Recently, I learned that a former colleague is hiring a Deputy Executive Director. It seems he's been there a long time, and either wants or needs to let go of the management reins a bit. Whether it's "wants" or "needs" will have some impact on the level of difficulty he has in following through on this intention.
"Wants to" implies that he's thought long and hard about his responsibilities and realizes that his time is better spent doing more high level things. He already has an agenda and things he wants to concentrate on, opportunities he wants to pursue, expansion he wants to lead. So while letting go will be difficult (simply because he's been doing it one way for a long time), he has a goal toward which he is headed. He is moving toward something. The person hired has a good chance of succeeding.

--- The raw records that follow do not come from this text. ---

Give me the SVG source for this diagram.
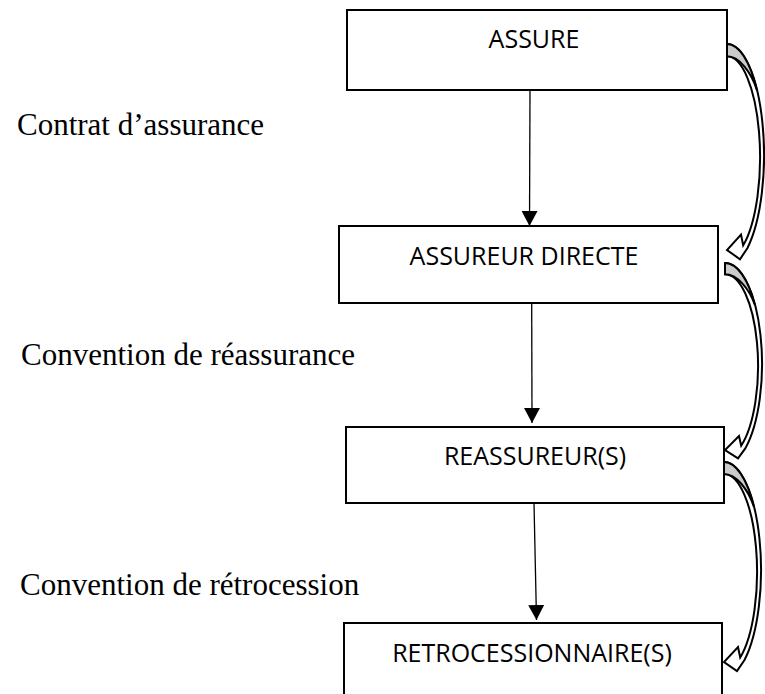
<svg xmlns="http://www.w3.org/2000/svg" xmlns:xlink="http://www.w3.org/1999/xlink" width="765" height="694" viewBox="0 0 765 694">
<style>
.box{fill:#fff;stroke:#000;stroke-width:2}
.bt{font-family:"Open Sans","DejaVu Sans",sans-serif;font-size:25px;fill:#000;text-anchor:middle}
.lbl{font-family:"Liberation Serif","Times New Roman",serif;font-size:31px;fill:#000}
.conn{stroke:#000;stroke-width:1.3;fill:none}
.band{fill:#fff;stroke:#000;stroke-width:2;stroke-linejoin:miter;vector-effect:non-scaling-stroke}
.back{fill:#cbcbcb;stroke:#000;stroke-width:2;vector-effect:non-scaling-stroke}
</style>
<defs>
<marker id="ah" markerUnits="userSpaceOnUse" markerWidth="16" markerHeight="16" viewBox="0 0 16 16" refX="15" refY="8" orient="auto">
<path d="M0,0 L15,8 L0,16 Z" fill="#000"/>
</marker>
<g id="curved">
<path class="band" d="M0,0 A37 108 0 0 1 20.5,198 L13,209 L0,200 L14,185 L16.2,195.5 A33 98 0 0 0 0,12 Z"/>
<path class="back" d="M0,0 A37 108 0 0 1 30,45 C24,27 12,12 0,12 Z"/>
</g>
</defs>
<rect width="765" height="694" fill="#fff"/>
<g id="labels">
<text class="lbl" x="17" y="135">Contrat d’assurance</text>
<text class="lbl" x="21" y="365">Convention de réassurance</text>
<text class="lbl" x="20" y="595">Convention de rétrocession</text>
</g>
<g id="connectors">
<line class="conn" x1="530" y1="90" x2="529.5" y2="226" marker-end="url(#ah)"/>
<line class="conn" x1="531.7" y1="303" x2="532" y2="423" marker-end="url(#ah)"/>
<line class="conn" x1="534" y1="503" x2="536.5" y2="620" marker-end="url(#ah)"/>
<use xlink:href="#curved" transform="translate(727,44) scale(1,1.03)"/>
<use xlink:href="#curved" transform="translate(725,263) scale(1,0.935)"/>
<use xlink:href="#curved" transform="translate(724,462)"/>
</g>
<g id="node-assure">
<rect class="box" x="347" y="10" width="380" height="80"/>
<text class="bt" x="534" y="48">ASSURE</text>
</g>
<g id="node-assureur-directe">
<rect class="box" x="339" y="226" width="379" height="77"/>
<text class="bt" x="524" y="265">ASSUREUR DIRECTE</text>
</g>
<g id="node-reassureurs">
<rect class="box" x="346" y="427" width="378" height="76"/>
<text class="bt" x="535" y="465">REASSUREUR(S)</text>
</g>
<g id="node-retrocessionnaires">
<rect class="box" x="344" y="623" width="378" height="80"/>
<text class="bt" x="532" y="662">RETROCESSIONNAIRE(S)</text>
</g>
</svg>
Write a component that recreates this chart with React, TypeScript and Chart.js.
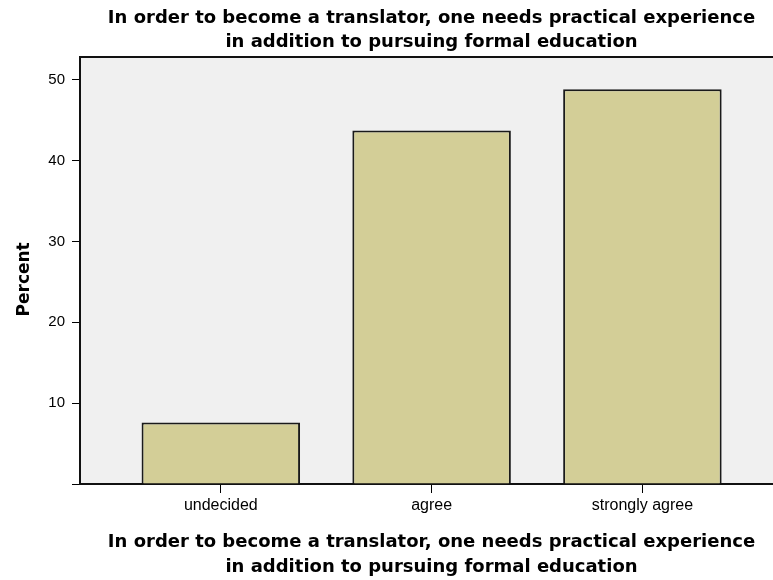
import React, { useEffect, useRef } from "react";
import { Chart, registerables } from "chart.js";

Chart.register(...registerables);

const titleLines = [
  "In order to become a translator, one needs practical experience",
  "in addition to pursuing formal education",
];
const categories = ["undecided", "agree", "strongly agree"];
const percents = [7.6, 43.7, 48.8];
const yTicks = [0, 10, 20, 30, 40, 50];
const yAxisTitle = "Percent";

const plotBg = {
  id: "plotBg",
  beforeDraw(chart: any) {
    const { ctx, chartArea } = chart;
    ctx.save();
    ctx.fillStyle = "#F0F0F0";
    ctx.fillRect(chartArea.left, chartArea.top, chartArea.right - chartArea.left, chartArea.bottom - chartArea.top);
    ctx.restore();
  },
  afterDraw(chart: any) {
    const { ctx, chartArea } = chart;
    ctx.save();
    ctx.strokeStyle = "#111";
    ctx.lineWidth = 2;
    ctx.beginPath();
    ctx.moveTo(chartArea.left - 1, chartArea.top);
    ctx.lineTo(chartArea.right, chartArea.top);
    ctx.stroke();
    ctx.restore();
  },
};

export default function App() {
  const ref = useRef<HTMLCanvasElement | null>(null);

  useEffect(() => {
    if (!ref.current) return;
    const chart = new Chart(ref.current, {
      type: "bar",
      data: {
        datasets: [
          {
            data: percents.map((v, i) => ({ x: i, y: v })),
            backgroundColor: "#D3CE97",
            borderColor: "#1a1a1a",
            borderWidth: 2,
            borderSkipped: "bottom",
            categoryPercentage: 1,
            barPercentage: 0.752,
          },
        ],
      },
      plugins: [plotBg],
      options: {
        animation: false,
        responsive: false,
        devicePixelRatio: 1,
        layout: { padding: { left: 0, right: 17, top: 0, bottom: 0 } },
        plugins: {
          legend: { display: false },
          tooltip: { enabled: false },
          title: {
            display: true,
            text: titleLines,
            fullSize: false,
            color: "#000",
            font: { family: "'DejaVu Sans'", weight: "bold", size: 18, lineHeight: 24 / 18 },
            padding: { top: 6, bottom: 3 },
          },
        },
        scales: {
          x: {
            type: "linear",
            offset: false,
            min: -0.668,
            max: 2.667,
            afterBuildTicks: (scale: any) => {
              scale.ticks = categories.map((_, i) => ({ value: i }));
            },
            afterFit: (scale: any) => {
              scale.height = 96;
            },
            ticks: {
              color: "#000",
              font: { family: "'Liberation Sans'", size: 16 },
              padding: 3,
              maxRotation: 0,
              autoSkip: false,
              callback: (v: any) => categories[v] ?? "",
            },
            grid: {
              offset: false,
              drawOnChartArea: false,
              drawTicks: true,
              tickLength: 9,
              color: "#000",
              lineWidth: 1,
            },
            border: { display: true, color: "#111", width: 2 },
            title: {
              display: true,
              text: titleLines,
              color: "#000",
              font: { family: "'DejaVu Sans'", weight: "bold", size: 18, lineHeight: 25 / 18 },
              padding: { top: 0, bottom: 0.5 },
            },
          },
          y: {
            type: "linear",
            min: 0,
            max: 52.8,
            afterBuildTicks: (scale: any) => {
              scale.ticks = yTicks.map((v) => ({ value: v }));
            },
            afterFit: (scale: any) => {
              scale.width = 80;
            },
            ticks: {
              color: "#000",
              font: { family: "'Liberation Sans'", size: 15 },
              padding: 7,
              callback: (v: any) => (v === 0 ? "" : String(v)),
            },
            grid: {
              drawOnChartArea: false,
              drawTicks: true,
              tickLength: 8,
              color: "#000",
              lineWidth: 1,
            },
            border: { display: true, color: "#111", width: 2 },
            title: {
              display: true,
              text: yAxisTitle + "   ",
              color: "#000",
              font: { family: "'DejaVu Sans'", weight: "bold", size: 17, lineHeight: 1.2 },
              padding: { top: 14, bottom: 0 },
            },
          },
        },
      },
    });
    return () => chart.destroy();
  }, []);

  return (
    <div style={{ position: "absolute", left: 0, top: 0, width: 773, height: 580, overflow: "hidden", background: "#fff" }}>
      <canvas ref={ref} width={800} height={580} style={{ display: "block", width: 800, height: 580 }} />
    </div>
  );
}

"Needs to" implies that he is overwhelmed with his responsibilities and needs someone to take over the day-to-day management. It may be that people on his Board of Directors are urging this step. It could be that he hired a management consultant who recommended creating that position. In this case, he is moving away from something and still needs to find what he is moving toward. The transition will be very painful if this is the case, and the person hired may be the "guinea pig" or "sacrificial lamb" who helps the ED figure out what he needs and then is gone (by choice or force).
In either case, the Executive Director in question will really need good chemistry with the person he hires. Giving up some control is difficult for even the best-intentioned ED. The most successful COOs or Deputies are the ones who can put aside their own ego gratification needs and need for control, and concentrate on keeping the ED happy.
There's a delicate balance of keeping them informed and involved at the right level, and doing things they don't need to concern themselves with. Erring toward more information and involvement is better in the beginning, making sure you are aligned re goals and expectations, and what he needs to know about. Even as the COO or Deputy takes on more responsibility, it is incumbent on him/her to continually ensure that s/he is aligned with the ED's goals and thinking. That means "regularly," "consistently," "constantly," and "often." Better safe than sorry, really.
I had a COO who did not do that and it ended badly for her - and was not great for the organization, either. She seemed to want to be co-Executive Director. Unfortunately, I fed that delusion at the beginning and then it was too late to rein her in. There ended up being two competing camps at work - those loyal to me and those to her. When I finally eliminated her position and her, it was really demoralizing to the organization as a whole. Plus I had acquiesced in some misguided decisions in order for her to feel more powerful, decisions that placed the organization in some jeopardy. I had a LOT of fence-mending and organization-building to do to recover from that situation. Today, I'd be clearer at the start that I was not sharing my power; I was delegating some of my power to her. And I'd be willing to let her leave if she didn't like it.
The COO/Deputy is there to be the ED's right hand, meaning that they do things the ED cannot or does not want to do. If the ED wants to be involved in something, the COO/Deputy needs to understand that it's their right to be involved. Certainly, the COO/Deputy can discuss it and try to make sure the ED is involved at a strategic or conceptual level, rather than the level of execution or implementation. That is part of the job, in a way - making sure that the ED is focused on the proper things so as to get the most benefit for the organization. If the ED insists on doing something, however, it's really wisest not to fight with them about it and get on one's high horse about "but that's my job!" It just sounds like whining and annoys the ED, not to mention making him/her think you are trying to shunt them out of the way. Anytime an ED or CEO hears "oh, we'll take care of that for you," a little alarm bell goes off that warns of a power struggle or behind the scenes politicking and positioning. Depending on how often it happens, the ED may get rid of the parties involved.
Would it be nice if the ED was spiritually evolved and not threatened by someone else claiming some power? Sure, and that's a sign that the ED is not long for his or her job. Honestly, it's great to think well of people and curb one's suspicions. However, I've learned through bitter experience that there are just enough people who are not worthy of my trust. Better for me to be on guard just in case. And the people closest to the ED are the biggest threats to the ED's position. So COOs and Deputies who wish to succeed will make darn sure that they never overtly threaten the ED's position, and will seek an ED job elsewhere if they want to move into that position. Because smart EDs sniff out covert power plays and eliminate the threat. I was not smart, that's how I know.